Our bus is delayed and the temperature has shot up, so I lie down on a concrete platform which has the only available shade to wait. Ooops. It`s someone`s house, shop. I knock and ask if we can sit here. `Of course,` the young mother says. She is there with here two children and has just put a sign on her door saying `we will be open in five days.` I ask what the shop is and she says without irony, `Beauty salon.` A few minutes later, she come out with thirty cartons of juice and buns. `I`m sorry the juice is not refrigerated. I don`t have electricity.`
A battered van pulls up with a screech and a young guy jumps out and starts counting us. Seems harmless. `Probably just wants to practice his counting.` I muse. Ten minutes later he is back with with a large pot of miso soup and polystyrene bowls which he presses on us.
`Eat more. Eat more. Please come up to our matsuri (festival) in August. It`s very good.`
I am sitting on the bus at two in the morning thinking what I learnt.
I see again the mud covered streets with their mountains of stinking `mud bags,` and broken dreams. Then there is the young woman with no electricity who is going to reopen her beauty parlor in the middle of it. The young man with his miso soup.
Courage, determination and generosity. I bet it`s one heck of a matsuri.
Buri
Buri, thank you thank you thank you for sharing this with us. Bless you for reaching out in this difficult time, and bless you even more for writing about it and sharing it with those of us who can't be closer. Take care of yourself. Sending my prayers to Japan.
Wow, what a beautiful and heartbreaking illustration of determination and hope. Thanks for sharing, Buri.
Wow, it shows once again what an horrific tragedy it is... and the surprising will of people that can strike and survive in just about any situation! When some people could become crazy, so many courageous ones work at doing their best... amazing.
Thanks for that blog
What a powerful description, Buri. It's heartbreaking.
Your post--and the people you helped--bring an amazing dimension to "bloom where you are planted." Thank you.
Buri, thank you!
Buri -- Thanks for sharing the account of your volunteer experience with us. My eyes were so filled with tears that I had to wait for several moments to begin typing -- couldn't see!! My prayers are with you and all those impacted by the disaster. Please be careful, and stay safe!

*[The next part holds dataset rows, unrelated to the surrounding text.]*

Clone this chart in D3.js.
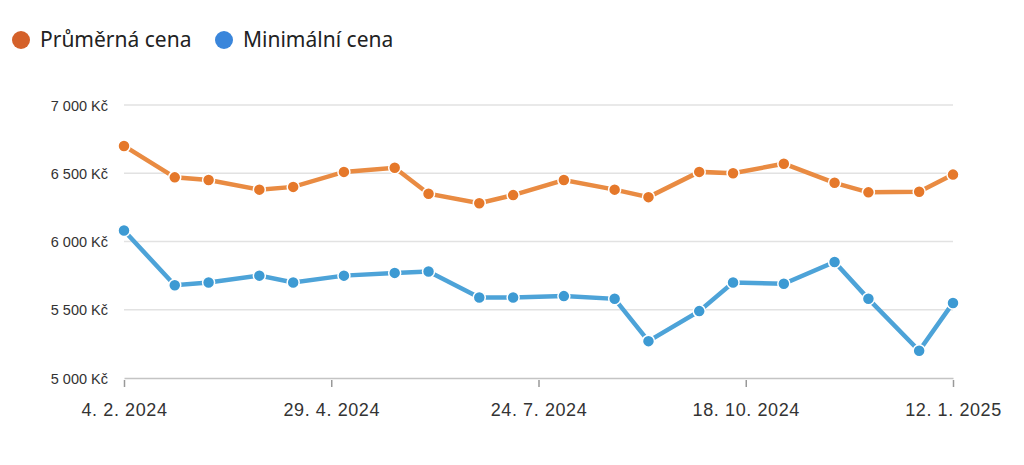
<!DOCTYPE html>
<html>
<head>
<meta charset="utf-8">
<script src="https://cdn.jsdelivr.net/npm/d3@7"></script>
<style>
  body { margin: 0; background: #fff; }
  svg { display: block; }
  .legend text { font-family: "Noto Sans", sans-serif; font-size: 21px; fill: #222; }
  .axis text { font-family: "Liberation Sans", Arial, sans-serif; fill: #333; }
</style>
</head>
<body>
<svg id="chart" width="1024" height="465"></svg>
<script>
// data
const dates = ['2024-02-04', '2024-02-25', '2024-03-10', '2024-03-31', '2024-04-14',
  '2024-05-05', '2024-05-26', '2024-06-09', '2024-06-30', '2024-07-14',
  '2024-08-04', '2024-08-25', '2024-09-08', '2024-09-29', '2024-10-13',
  '2024-11-03', '2024-11-24', '2024-12-08', '2024-12-29', '2025-01-12'];
const avgPrice = [6700, 6470, 6450, 6380, 6400, 6510, 6540, 6350, 6280, 6340,
  6450, 6380, 6325, 6510, 6500, 6570, 6430, 6360, 6365, 6490];
const minPrice = [6080, 5680, 5700, 5750, 5700, 5750, 5770, 5780, 5590, 5590,
  5600, 5580, 5270, 5490, 5700, 5690, 5850, 5580, 5200, 5550];
const yTicks = [5000, 5500, 6000, 6500, 7000];
const seriesNames = ['Průměrná cena', 'Minimální cena'];

const series = [
  { name: seriesNames[0], values: avgPrice, line: '#e98b42', dot: '#e5782a', key: '#d4612a' },
  { name: seriesNames[1], values: minPrice, line: '#4da3d8', dot: '#3d9ad3', key: '#3a86db' }
];

const svg = d3.select('#chart');
const margin = { left: 124, right: 71, top: 105, bottom: 87 };
const width = 1024, height = 465;

const parse = d3.timeParse('%Y-%m-%d');
const xDates = dates.map(parse);

const x = d3.scaleTime()
  .domain(d3.extent(xDates))
  .range([margin.left, width - margin.right]);
const y = d3.scaleLinear()
  .domain([5000, 7000])
  .range([height - margin.bottom, margin.top]);

// grid lines
svg.append('g')
  .selectAll('line')
  .data(yTicks.slice(1))
  .enter().append('line')
  .attr('x1', margin.left).attr('x2', width - margin.right)
  .attr('y1', d => y(d)).attr('y2', d => y(d))
  .attr('stroke', '#e2e2e2').attr('stroke-width', 1.5);

// y axis labels
const fmtNum = d => d3.format(',')(d).replace(/,/g, '\u00a0') + ' Kč';
const yAxis = svg.append('g')
  .attr('class', 'axis')
  .attr('transform', 'translate(' + (margin.left - 16) + ',0)')
  .call(d3.axisLeft(y).tickValues(yTicks).tickFormat(fmtNum).tickSize(0));
yAxis.select('.domain').remove();
yAxis.selectAll('text').attr('font-size', 14.5).attr('dy', '0.35em').attr('x', 0);

// x axis - five evenly spaced ticks over the domain
const [t0, t1] = x.domain();
const xTicks = d3.range(5).map(i => new Date(+t0 + (t1 - t0) * i / 4));
const xAxis = svg.append('g')
  .attr('class', 'axis')
  .attr('transform', 'translate(0,' + y(5000) + ')')
  .call(d3.axisBottom(x).tickValues(xTicks).tickFormat(d3.timeFormat('%-d. %-m. %Y')).tickSize(9).tickSizeOuter(0));
xAxis.select('.domain').attr('stroke', '#c4c4c4').attr('stroke-width', 1.5);
xAxis.selectAll('.tick line').attr('stroke', '#999').attr('stroke-width', 1.5).attr('y1', 2);
xAxis.selectAll('text').attr('font-size', 18).attr('letter-spacing', '0.6px').attr('y', 25);

// lines + markers
const line = d3.line()
  .x((d, i) => x(xDates[i]))
  .y(d => y(d));

series.forEach(s => {
  svg.append('path')
    .datum(s.values)
    .attr('d', line)
    .attr('fill', 'none')
    .attr('stroke', s.line)
    .attr('stroke-width', 4.5);

  svg.append('g')
    .selectAll('circle')
    .data(s.values)
    .enter().append('circle')
    .attr('cx', (d, i) => x(xDates[i]))
    .attr('cy', d => y(d))
    .attr('r', 6)
    .attr('fill', s.dot)
    .attr('stroke', '#fff')
    .attr('stroke-width', 1.5);
});

// legend
const legend = svg.append('g').attr('class', 'legend');
const legendX = [21, 224];
series.forEach((s, i) => {
  const g = legend.append('g').attr('transform', 'translate(' + legendX[i] + ',40)');
  g.append('circle').attr('r', 9).attr('fill', s.key);
  g.append('text').attr('x', 19).attr('dy', '0.35em').text(s.name);
});
</script>
</body>
</html>
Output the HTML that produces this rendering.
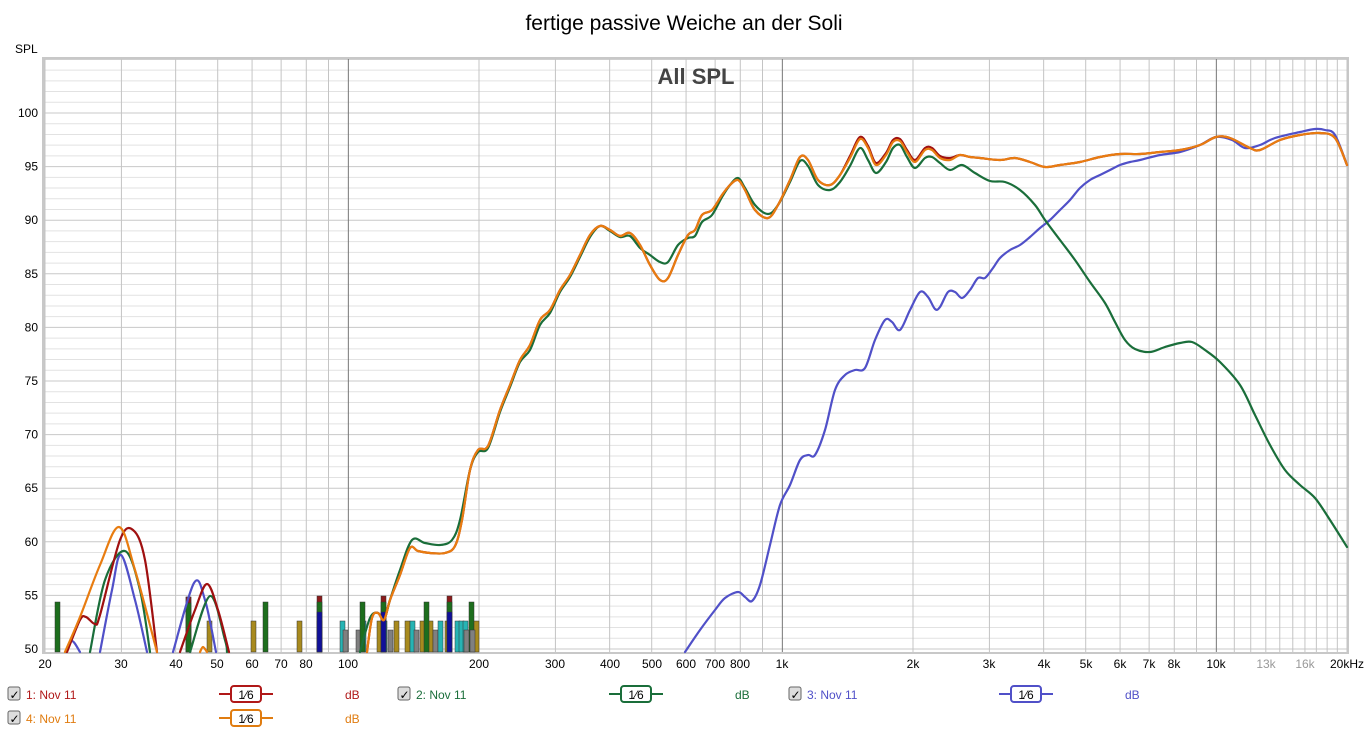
<!DOCTYPE html>
<html><head><meta charset="utf-8"><style>
body{margin:0;background:#fff;font-family:"Liberation Sans",Arial,sans-serif;}
#w{position:relative;width:1369px;height:734px;overflow:hidden;background:#fff}
.t{position:absolute;white-space:nowrap}
</style></head><body><div id="w">
<svg id="s" width="1369" height="734" style="position:absolute;left:0;top:0">
<rect x="42" y="57" width="1307" height="597" fill="#c8c8c8"/>
<rect x="45" y="59" width="1302" height="593" fill="#fff"/>
<g id="grid"></g>
<g id="bars"></g>
<g id="curves" fill="none" stroke-width="2.2" stroke-linejoin="round" stroke-linecap="round"></g>
<text x="684" y="30" font-size="21" text-anchor="middle" font-family="Liberation Sans, sans-serif">fertige passive Weiche an der Soli</text>
<text x="696" y="84" font-size="22" font-weight="bold" fill="#444" text-anchor="middle" font-family="Liberation Sans, sans-serif">All SPL</text>
<text x="15" y="53" font-size="12" font-family="Liberation Sans, sans-serif">SPL</text>
<g id="ylab" font-size="12" text-anchor="end" font-family="Liberation Sans, sans-serif"></g>
<g font-size="12" text-anchor="middle" font-family="Liberation Sans, sans-serif">
<text x="45" y="668">20</text><text x="121" y="668">30</text><text x="176" y="668">40</text><text x="217" y="668">50</text><text x="252" y="668">60</text><text x="281" y="668">70</text><text x="306" y="668">80</text><text x="348" y="668">100</text><text x="479" y="668">200</text><text x="555" y="668">300</text><text x="610" y="668">400</text><text x="652" y="668">500</text><text x="686" y="668">600</text><text x="715" y="668">700</text><text x="740" y="668">800</text><text x="782" y="668">1k</text><text x="913" y="668">2k</text><text x="989" y="668">3k</text><text x="1044" y="668">4k</text><text x="1086" y="668">5k</text><text x="1120" y="668">6k</text><text x="1149" y="668">7k</text><text x="1174" y="668">8k</text><text x="1216" y="668">10k</text><text x="1266" y="668" fill="#999">13k</text><text x="1305" y="668" fill="#999">16k</text><text x="1347" y="668">20kHz</text>
</g>
<g id="leg"></g>
</svg>
</div>
<script>
const NS="http://www.w3.org/2000/svg";
function el(p,n,a,txt){const e=document.createElementNS(NS,n);for(const k in a)e.setAttribute(k,a[k]);if(txt)e.textContent=txt;p.appendChild(e);return e;}
const X=f=>45+434*Math.log10(f/20), Y=d=>649-(d-50)*10.72;
const g=document.getElementById('grid');
for(let d=50;d<=105;d++){const y=Y(d);if(y<59)continue;el(g,'line',{x1:45,x2:1347,y1:y,y2:y,stroke:d%5?'#e2e2e2':'#c8c8c8','stroke-width':1});}
let fs=[];for(let f=20;f<100;f+=10)fs.push(f);for(let f=100;f<1000;f+=100)fs.push(f);for(let f=1000;f<=20000;f+=1000)fs.push(f);
fs.forEach(f=>{const x=X(f);const maj=(f==100||f==1000||f==10000);el(g,'line',{x1:x,x2:x,y1:59,y2:652,stroke:maj?'#777':'#c4c4c4','stroke-width':1});});
const yl=document.getElementById('ylab');
for(let d=50;d<=100;d+=5)el(yl,'text',{x:38,y:Y(d)+4},String(d));
// bars
const b=document.getElementById('bars');
const C={g:'#1d6e1d',o:'#a88a1e',c:'#26b4b4',y:'#808080',r:'#8b1a1a',b:'#10109a'};
function bar(x,top,col){el(b,'rect',{x:x,y:top,width:5,height:652-top,fill:col,stroke:'#333','stroke-width':0.5});}
[[55,602,'g'],[186,597,'g'],[207,621,'o'],[251,621,'o'],[263,602,'g'],[297,621,'o'],[317,621,'c'],[340,621,'c'],[343,630,'y'],[356,630,'y'],[361,621,'c'],[360,602,'g'],[377,621,'o'],[382,621,'c'],[388,630,'y'],[394,621,'o'],[405,621,'o'],[410,621,'c'],[414,630,'y'],[420,621,'o'],[428,621,'o'],[424,602,'g'],[433,630,'y'],[438,621,'c'],[445,621,'o'],[455,621,'c'],[459,621,'c'],[463,621,'c'],[469,602,'g'],[474,621,'o'],[464,630,'y'],[470,630,'y']].forEach(a=>bar(a[0],a[1],C[a[2]]));
// stacked tall bars
[[317,596],[381,596],[447,596]].forEach(a=>{bar(a[0],a[1],C.r);bar(a[0],602,C.g);bar(a[0],612,C.b);});
bar(186,597,C.r);bar(186,603,C.g);
// curves
function path(pts,col,w){let d='M'+pts[0][0]+' '+pts[0][1];for(let i=0;i<pts.length-1;i++){const p0=pts[i-1]||pts[i],p1=pts[i],p2=pts[i+1],p3=pts[i+2]||p2;
d+=' C'+(p1[0]+(p2[0]-p0[0])/6)+' '+(p1[1]+(p2[1]-p0[1])/6)+' '+(p2[0]-(p3[0]-p1[0])/6)+' '+(p2[1]-(p3[1]-p1[1])/6)+' '+p2[0]+' '+p2[1];}
el(document.getElementById('curves'),'path',{d:d,stroke:col,'stroke-width':w||2.2});}
const main=[[367,652],[372,618],[378,613],[384,620],[390,600],[400,575],[410,548],[418,551],[430,553],[445,553],[455,546],[462,520],[470,470],[478,450],[488,446],[500,410],[510,385],[520,360],[530,345],[540,320],[550,310],[560,290],[570,275],[580,255],[590,235],[600,226],[610,230],[620,236],[630,233],[640,245],[650,265],[660,280],[668,278],[678,255],[688,235],[695,230],[702,215],[712,210],[722,195],[730,185],[738,180],[745,190],[755,210],[768,218],[778,205],[790,180],[800,157],[808,160],[818,180],[830,185],[840,175],[850,158],[860,139],[868,148],[876,165],[886,155],[893,142],[900,141],[907,152],[915,162],[925,150],[932,150],[940,158],[950,160],[960,155],[970,157],[980,158],[1000,160],[1015,158],[1030,162],[1045,167],[1060,165],[1080,162],[1100,157],[1120,154],[1140,154],[1160,152],[1180,150],[1200,145],[1216,137],[1230,138],[1250,148],[1260,150],[1280,140],[1300,135],[1320,133],[1335,138],[1347,165]];
const red=main.map(p=>[p[0],p[1]-(p[0]>840&&p[0]<960?2:0)]);
const green=[[360,652],[370,618],[378,613],[384,620],[390,600],[400,570],[412,540],[425,543],[440,545],[452,540],[460,520],[470,470],[478,452],[488,448],[500,412],[510,387],[520,362],[530,350],[540,325],[550,313],[560,292],[570,277],[580,257],[590,237],[600,226],[610,231],[620,237],[630,236],[640,248],[650,255],[660,262],[668,262],[678,245],[688,238],[695,236],[702,222],[712,215],[722,197],[730,185],[738,178],[745,188],[755,205],[768,214],[778,205],[790,182],[800,161],[808,166],[818,185],[830,190],[840,182],[850,166],[860,148],[868,160],[876,173],[886,162],[893,148],[900,145],[907,157],[915,168],[925,158],[932,157],[940,163],[950,170],[962,165],[975,173],[990,181],[1005,182],[1020,190],[1035,205],[1045,220],[1060,240],[1075,260],[1090,282],[1105,303],[1115,322],[1125,340],[1135,349],[1150,352],[1165,347],[1180,343],[1192,342],[1205,350],[1220,362],[1240,385],[1255,415],[1270,445],[1285,470],[1300,485],[1315,498],[1330,520],[1347,547]];
const blue=[[685,652],[700,630],[715,610],[725,598],[738,592],[745,597],[752,601],[760,585],[770,545],[780,505],[790,485],[800,460],[808,455],[815,455],[825,430],[835,390],[845,375],[855,370],[865,368],[875,340],[885,320],[892,322],[900,330],[910,310],[920,292],[928,297],[935,309],[940,307],[948,292],[955,292],[962,298],[970,290],[978,278],[985,278],[993,268],[1000,258],[1010,250],[1020,245],[1030,237],[1040,228],[1050,220],[1060,210],[1070,200],[1080,188],[1090,180],[1100,175],[1110,170],[1120,165],[1130,162],[1140,160],[1160,155],[1180,152],[1200,145],[1216,137],[1232,140],[1245,148],[1260,145],[1275,138],[1300,132],[1315,129],[1325,130],[1335,135],[1347,165]];
path(blue,'#5050c8');path(green,'#1a6e3a');path(red,'#a01010');path(main,'#e87c10');
// low freq
path([[66,652],[72,641],[80,652]],'#5050c8');
path([[100,652],[112,590],[121,555],[135,600],[147,652]],'#5050c8');
path([[173,652],[194,583],[205,600],[216,652]],'#5050c8');
path([[90,652],[105,580],[125,551],[140,590],[150,652]],'#1a6e3a');
path([[190,652],[210,596],[225,640],[227,652]],'#1a6e3a');
path([[67,652],[80,620],[86,617],[95,624],[100,615],[120,540],[133,530],[145,560],[157,652]],'#a01010');
path([[180,652],[195,610],[207,584],[218,610],[229,652]],'#a01010');
path([[65,652],[80,617],[100,565],[119,527],[135,570],[157,652]],'#e87c10');
path([[200,652],[203,647],[207,652]],'#e87c10');
// legend
const L=document.getElementById('leg');
function leg(x,y,txt,col,lx,dx){
 el(L,'rect',{x:x,y:y-7,width:12,height:13,rx:2,fill:'#ddd',stroke:'#666'});
 el(L,'text',{x:x+1.5,y:y+5,'font-size':12,'font-family':'DejaVu Sans,sans-serif'},'✓');
 el(L,'text',{x:x+18,y:y+5,'font-size':12,fill:col,'font-family':'Liberation Sans,sans-serif'},txt);
 el(L,'line',{x1:lx,x2:lx+54,y1:y,y2:y,stroke:col,'stroke-width':2});
 el(L,'rect',{x:lx+12,y:y-8,width:30,height:16,rx:3,fill:'#fff',stroke:col,'stroke-width':2});
 el(L,'text',{x:lx+27,y:y+5,'font-size':12,'text-anchor':'middle','font-family':'Liberation Sans,sans-serif'},'1⁄6');
 el(L,'text',{x:dx,y:y+5,'font-size':12,fill:col,'font-family':'Liberation Sans,sans-serif'},'dB');
}
leg(8,694,'1: Nov 11','#b01818',219,345);
leg(398,694,'2: Nov 11','#1a6e3a',609,735);
leg(789,694,'3: Nov 11','#5050c8',999,1125);
leg(8,718,'4: Nov 11','#e07c10',219,345);
</script>
</body></html>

Please support if you can; http://www.violinist.com/blog/DianaYukawa/20116/12402/
Japan We've Not Forgotten You Press Release
Tickets are only £12 and the proceeds go to the Earthquake Appeal.
Many thanks for sharing this!
Hi Buri,
The generosity of your involvement is a great example! What a description! Thanks!
Cheers!
Reading your post makes me wish i could be there to offer assistance. I have no obligations until mid August, only a few personal projects feel a little ashamed for my leisure time , but no passport or money to travel or donate either. That is how evocative your writing is. Thanks for posting.